The Style A poster to my head exploding horror short, Bursters!
Not only am I a big fan of movies but I’m a big fan of movie posters as well. I worked in the movie theater business for many years and I have boxes of posters to show for it. I’m most proud of my purchased collection of a few classic movie posters such as an original Star Wars: A New Hope
, Raiders of the Lost Ark
, Evil Dead 2
(signed by Bruce Campbell
, etc. I love the marketing side of filmmaking as much as the filmmaking itself and a good poster can do a great deal for making your movie known and remembered.
Since my film Bursters
I’ve made it my mission to make sure my films have a good poster. I’m really tired of seeing people on the independent side of film dropping the ball when it comes to the one sheet. Most of the time they create a hastily assembled montage of heavily photoshopped images. Something a 12 year old could do on their Macbook
You have to put as much creativity into your marketing materials as you do your movie, because many times the marketing materials are the first impression about your project. I’m extremely proud of the work that went into the poster for my short horror film, Bursters
(see above.) Brian Eckes and Paul Styron did an awesome job with creating an image that is stylistically both very cool and creepy. There’s a layer of mystery to what the film’s about.

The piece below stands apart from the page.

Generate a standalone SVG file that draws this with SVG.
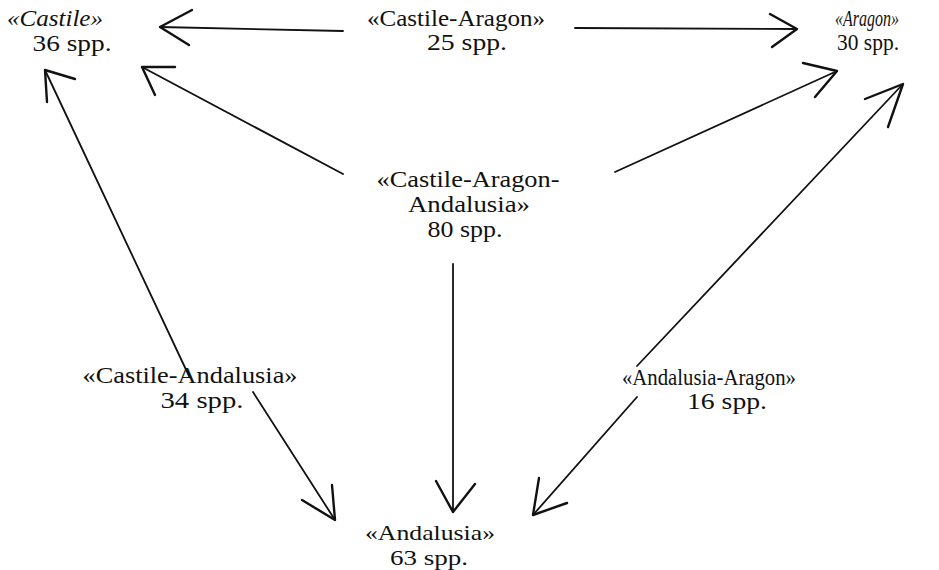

You want to know what’s causing the blood in the eye.
We also did a second Style B poster that showed a female’s eye with a reflection of blood splattering in the eyeball(see below.) I love it!
Bursters Poster Style B
Brian Eckes hit it out of the park again with my most recent short horror film, Flush with Fear
. We went for a more minimalistic approach using black and white for the poster. It’s pretty kick-ass, if you ask me(see below.)
Flush with Fear Poster
Of course, now with preproduction planning happening with my B-movie musical, the poster is big on my mind. This time around I wanted more of a painted image for the marketing angle. Something in the realm of Frank Frazetta. A few months back I contacted an artist I came across while checking out the art exhibit at Dragon*Con. I was totally blown away by his artistry and imagery. I think he’s even done art for some Magic: The Gathering cards. I really wanted him to paint the main image for my B-movie musical poster.
We conversed a few times via email about cost and what he could deliver for what I could offer. The only issue was he was his wife was about to have a baby and he was really busy with other projects, so he wanted me to contact him back in a few months to follow-up. I finally got back with him this week but as luck would have it, he’s not taking on anymore freelance work due to his new addition to the family. Bummer!
This happens all the time in filmmaking. A director has his or her eyes set on a specific outcome whether it be with actor choices, crew choices or poster choices and it doesn’t turn out the way he or she expects. We all make sacrifices. As much as it disappoints me that I couldn’t get this particular artist, I’m still very determined to create an awesome freakin’ poster for this film. I guess I’ll have to comb the art gallery again this year at Dragon*Con for the future artist of my B-movie musical one sheet. I’m up for the challenge.